Denying marriage rights to same-sex couples is “simple discrimination” and violates rights guaranteed under the Cayman Islands Constitution, a leading barrister claimed Thursday as a test case on the issue began in Grand Court.
Caymanian Chantelle Day and her partner Vickie Bodden Bush are bringing a joint judicial review and constitutional challenge contesting government’s decision to refuse their application to marry in April of last year. The case, before Chief Justice Anthony Smellie, began in front of a packed public gallery that included supporters of same-sex marriage, as well as its most vocal political opponent, legislator Anthony Eden.
Edward Fitzgerald, QC, has been recruited to represent the couple, while government has hired Jeffrey Jowell, QC, to fight its corner.
In his opening argument, Mr. Fitzgerald said his clients, who have been in a committed relationship since 2013 and have a 5-year-old daughter, legally adopted in the U.K., had been “beset with problems” because of the Cayman Islands government’s refusal to allow them to marry, or at least formalize their partnership through a civil union.
For example, he said, Ms. Bodden Bush, a joint Honduran and U.K. national, has no official immigration status in the islands as her partnership with Ms. Day is not legally recognized. Equally, their relationship with their child is not recognized by the state.

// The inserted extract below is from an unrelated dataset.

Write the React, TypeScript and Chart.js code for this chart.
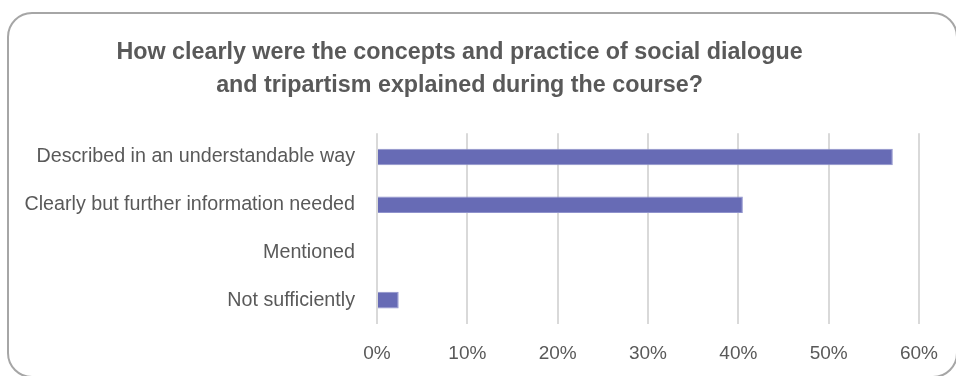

Though they are a family unit living in the Cayman Islands, the state treats them as “legal strangers,” he said denying them a suite of rights on issues relating to succession, immigration, insurance and adoption.
Mr. Fitzgerald said not allowing them to marry and enjoy the same rights as couples of the opposite sex, violates their right to family life and their right to freedom of conscience – fundamental freedoms guaranteed by Cayman’s Bill of Rights.
“Most important, it constitutes unjustified discrimination on the grounds of sexual orientation,” he added.
He said his clients had taken legal action reluctantly after Ms. Day had reached out to the premier and governor as far back as September 2017 to ask them to change the territory’s laws.
Reading from Ms. Day’s letter, he said she had unequivocally urged government to act to introduce same-sex marriage or, at the very least, civil partnerships – something he described as the “irreducible minimum” required of countries that sign up to the European Convention of Human Rights, which includes Cayman through its constitutional relationship with the U.K.
Ms. Day wrote, “I am proud to be Caymanian, but made to feel an outcast and a second-class citizen in my own country.
“The message from Cayman is you can love who you want, but if they are of the same sex, be quiet and don’t expect to be treated the same.”
Though the governor, at the time Helen Kilpatrick, did engage in correspondence with the couple and even made a speech urging the government to adopt legislation on civil partnerships, Mr. Fitzgerald said the premier, Alden McLaughlin, did not respond at all and nothing was done.
Mr. Fitzgerald said the case of Italy v. Oliari, settled by the European Court in 2015, had established civil partnerships as the “irreducible minimum right,” but Cayman’s constitution goes further and, if properly interpreted, should be seen as affording same-sex couples equal marriage rights.
Government’s legal team did not speak Thursday morning in the opening of what is expected to be a three-day hearing, but Mr. Fitzgerald gave a preview of their arguments, based on their written submissions.
He accused the government of “hollow words” and “crocodile tears” in their written claims of respect for the status of his clients’ relationship.
He said the government’s written submission suggested it would seek to argue that allowing same-sex marriage threatened “public morality,” but he claimed they had provided no evidence to support this. He added that the argument included a “vague reference” to the Cayman way of life and an argument that Cayman’s special “culture and heritage” should make it exempt from the European Court’s ruling that member states should be obligated to provide a framework to confer legal rights on same-sex relationships.
He said none of these arguments were relevant to a secular constitution and it was “simply impossible” to find “anything other than prejudice” in the arguments against same-sex marriage.
Refuting suggestions that Cayman’s constitution specifies that marriage should be between a man and a woman, he said the document simply states that nothing can be done to interfere with the rights of men and women to marry.
“It says you can’t take away the right of people of the opposite sex to marry. It doesn’t say you can’t add the right of other people to enjoy those rights,” he said.
The case was continuing Thursday afternoon and is expected to conclude Saturday. At that point, Chief Justice Smellie will adjourn to consider his judgment which will be delivered at a later date.